Numerical Approximation

Hello,
I have a question about the numerical approximation and the examples prof andrew gave. I don’t understand why we take J(w+epsilon)-J(w-epsilon) rather than J(w+epsilon)-J(w) because normally the derivative is defined mathematically as the limit of J(w+epsilon)-J(w)/epsilon (epsilon–>0). I think it makes more sense than J(w+epsilon)-J(w-epsilon)/2*epsilon,didn’t it?

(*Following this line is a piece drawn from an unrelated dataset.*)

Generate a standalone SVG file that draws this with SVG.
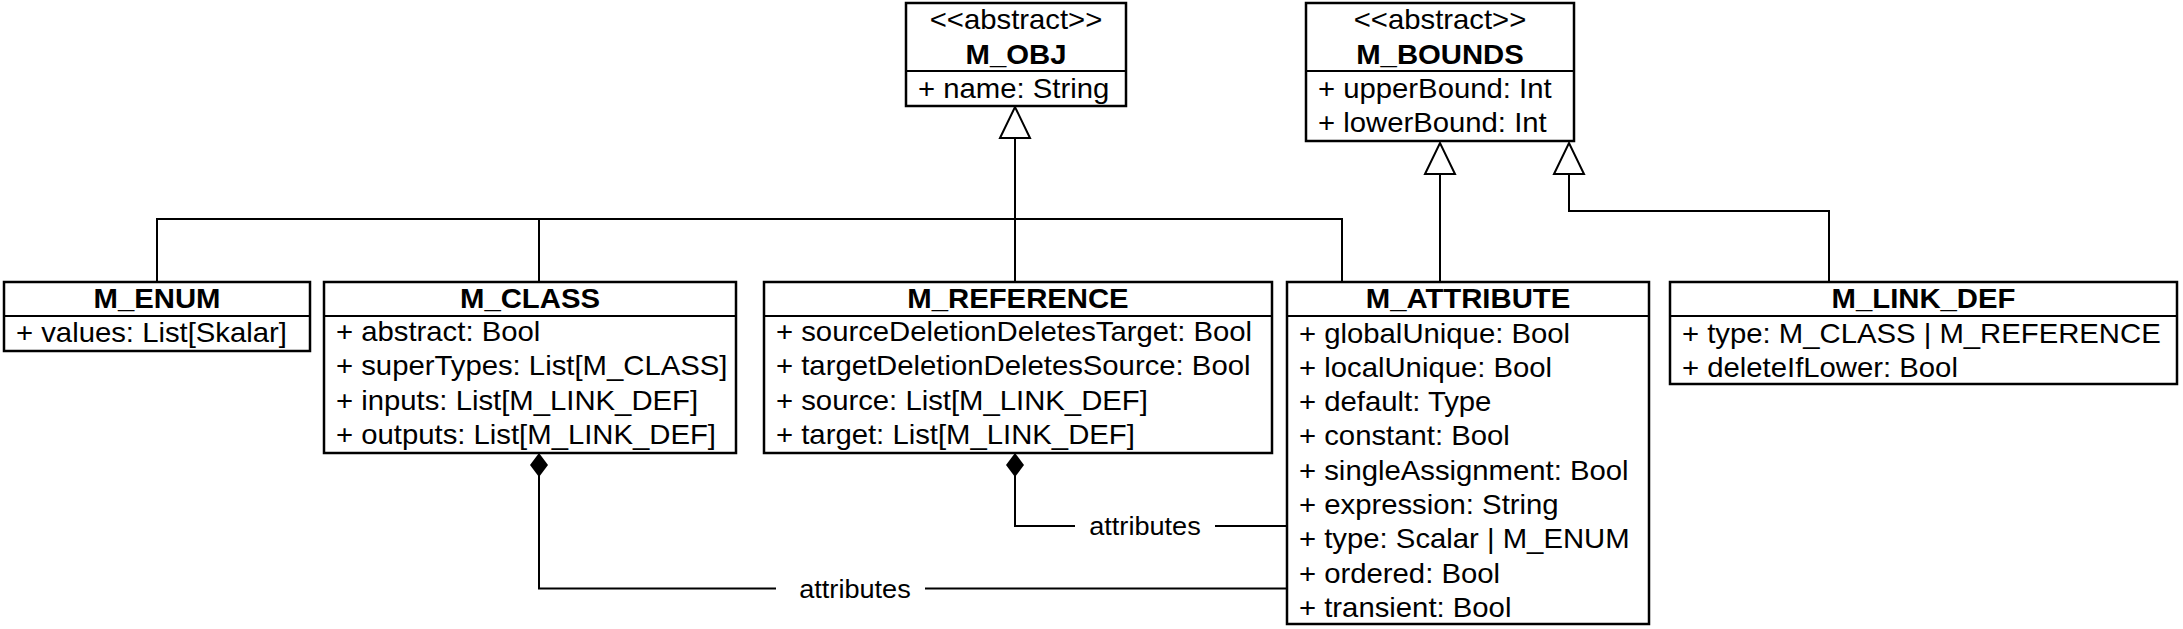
<svg xmlns="http://www.w3.org/2000/svg" width="2183" height="629" viewBox="0 0 2183 629">
<style>
.box{fill:#fff;stroke:#000;stroke-width:2.5}
.dv{stroke:#000;stroke-width:2}
.t{font-family:"Liberation Sans",Arial,Helvetica,sans-serif;font-size:27px;fill:#000}
.b{font-weight:bold}
.c{text-anchor:middle}
.lbl{font-size:25px}
.edge{fill:none;stroke:#000;stroke-width:2}
</style>
<defs>
<marker id="gen" viewBox="-2 -2 36 36" markerWidth="36" markerHeight="36" refX="31" refY="15" orient="auto" markerUnits="userSpaceOnUse" overflow="visible">
<path d="M0,0 L31,15 L0,30 Z" fill="#fff" stroke="#000" stroke-width="2"/>
</marker>
<marker id="comp" viewBox="0 0 24 18" markerWidth="24" markerHeight="18" refX="24" refY="9" orient="auto" markerUnits="userSpaceOnUse" overflow="visible">
<path d="M0,9 L12,0 L24,9 L12,18 Z" fill="#000"/>
</marker>
</defs>
<rect width="2183" height="629" fill="#fff"/>
<g id="connectors">
<path class="edge" d="M1015,282 V107" marker-end="url(#gen)"/>
<path class="edge" d="M157,282 V219 H1342 V282"/>
<path class="edge" d="M539,219 V282"/>
<path class="edge" d="M1440,282 V143" marker-end="url(#gen)"/>
<path class="edge" d="M1829,282 V211 H1569 V143" marker-end="url(#gen)"/>
<path class="edge" d="M1286,526 H1215"/>
<path class="edge" d="M1075,526 H1015 V453" marker-end="url(#comp)"/>
<text class="t lbl c" transform="translate(1145 535) scale(1.085 1)">attributes</text>
<path class="edge" d="M1286,588.5 H925"/>
<path class="edge" d="M776,588.5 H539 V453" marker-end="url(#comp)"/>
<text class="t lbl c" transform="translate(855 597.5) scale(1.085 1)">attributes</text>
</g>
<g id="M_OBJ">
<rect class="box" x="906" y="3" width="220" height="103"/>
<line class="dv" x1="906" y1="71" x2="1126" y2="71"/>
<text class="t c" transform="translate(1016 29) scale(1.085 1)">&lt;&lt;abstract&gt;&gt;</text>
<text class="t b c" transform="translate(1016 63.5) scale(1.085 1)">M_OBJ</text>
<text class="t" transform="translate(918 97.5) scale(1.085 1)">+ name: String</text>
</g>
<g id="M_BOUNDS">
<rect class="box" x="1306" y="3" width="268" height="138"/>
<line class="dv" x1="1306" y1="71" x2="1574" y2="71"/>
<text class="t c" transform="translate(1440 29) scale(1.085 1)">&lt;&lt;abstract&gt;&gt;</text>
<text class="t b c" transform="translate(1440 63.5) scale(1.085 1)">M_BOUNDS</text>
<text class="t" transform="translate(1318 97.5) scale(1.085 1)">+ upperBound: Int</text>
<text class="t" transform="translate(1318 131.5) scale(1.085 1)">+ lowerBound: Int</text>
</g>
<g id="M_ENUM">
<rect class="box" x="4" y="282" width="306" height="69"/>
<line class="dv" x1="4" y1="316" x2="310" y2="316"/>
<text class="t b c" transform="translate(157 307.5) scale(1.085 1)">M_ENUM</text>
<text class="t" transform="translate(16 341.5) scale(1.085 1)">+ values: List[Skalar]</text>
</g>
<g id="M_CLASS">
<rect class="box" x="324" y="282" width="412" height="171"/>
<line class="dv" x1="324" y1="316" x2="736" y2="316"/>
<text class="t b c" transform="translate(530 307.5) scale(1.085 1)">M_CLASS</text>
<text class="t" transform="translate(336 340.5) scale(1.085 1)">+ abstract: Bool</text>
<text class="t" transform="translate(336 375) scale(1.085 1)">+ superTypes: List[M_CLASS]</text>
<text class="t" transform="translate(336 409.5) scale(1.085 1)">+ inputs: List[M_LINK_DEF]</text>
<text class="t" transform="translate(336 444) scale(1.085 1)">+ outputs: List[M_LINK_DEF]</text>
</g>
<g id="M_REFERENCE">
<rect class="box" x="764" y="282" width="508" height="171"/>
<line class="dv" x1="764" y1="316" x2="1272" y2="316"/>
<text class="t b c" transform="translate(1018 307.5) scale(1.085 1)">M_REFERENCE</text>
<text class="t" transform="translate(776 340.5) scale(1.085 1)">+ sourceDeletionDeletesTarget: Bool</text>
<text class="t" transform="translate(776 375) scale(1.085 1)">+ targetDeletionDeletesSource: Bool</text>
<text class="t" transform="translate(776 409.5) scale(1.085 1)">+ source: List[M_LINK_DEF]</text>
<text class="t" transform="translate(776 444) scale(1.085 1)">+ target: List[M_LINK_DEF]</text>
</g>
<g id="M_ATTRIBUTE">
<rect class="box" x="1287" y="282" width="362" height="342"/>
<line class="dv" x1="1287" y1="316" x2="1649" y2="316"/>
<text class="t b c" transform="translate(1468 307.5) scale(1.085 1)">M_ATTRIBUTE</text>
<text class="t" transform="translate(1299 342.5) scale(1.085 1)">+ globalUnique: Bool</text>
<text class="t" transform="translate(1299 376.8) scale(1.085 1)">+ localUnique: Bool</text>
<text class="t" transform="translate(1299 411.1) scale(1.085 1)">+ default: Type</text>
<text class="t" transform="translate(1299 445.4) scale(1.085 1)">+ constant: Bool</text>
<text class="t" transform="translate(1299 479.7) scale(1.085 1)">+ singleAssignment: Bool</text>
<text class="t" transform="translate(1299 514) scale(1.085 1)">+ expression: String</text>
<text class="t" transform="translate(1299 548.3) scale(1.085 1)">+ type: Scalar | M_ENUM</text>
<text class="t" transform="translate(1299 582.6) scale(1.085 1)">+ ordered: Bool</text>
<text class="t" transform="translate(1299 616.9) scale(1.085 1)">+ transient: Bool</text>
</g>
<g id="M_LINK_DEF">
<rect class="box" x="1670" y="282" width="507" height="102"/>
<line class="dv" x1="1670" y1="316" x2="2177" y2="316"/>
<text class="t b c" transform="translate(1923.5 307.5) scale(1.085 1)">M_LINK_DEF</text>
<text class="t" transform="translate(1682 342.5) scale(1.085 1)">+ type: M_CLASS | M_REFERENCE</text>
<text class="t" transform="translate(1682 376.5) scale(1.085 1)">+ deleteIfLower: Bool</text>
</g>
</svg>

It’s been a while since I watched these lectures, but I’m pretty sure Andrew comments on that in the lectures. It’s the difference between a “one sided” difference and a “two sided” difference. When we are doing “real” calculus using \mathbb{R} and are taking limits as \Delta x \rightarrow 0, we don’t really have to worry because we have infinite resolution. But when we’re operating in the limited world of 64 bit floating point and have literally only 2^{64} numbers that we can represent between -\infty and +\infty, then we have to worry about this. It just turns out that when you are estimating derivatives with finite differences, the two sided differences give you better convergence behavior. This turns out to matter a lot, because packages like TF and PyTorch use numerical approximation of gradients extensively, so this behavior has been studied carefully.

Here’s a thread with a relevant question from a different course, but which shows some experiments that demonstrate the behavior. You can probably also find articles on Wolfram or MathWorks by googling “two-sided difference”.

Got it, thank you !

Yes, Prof Ng does discuss this point starting about about 1:30 in the first lecture on this in DLS C2 W1.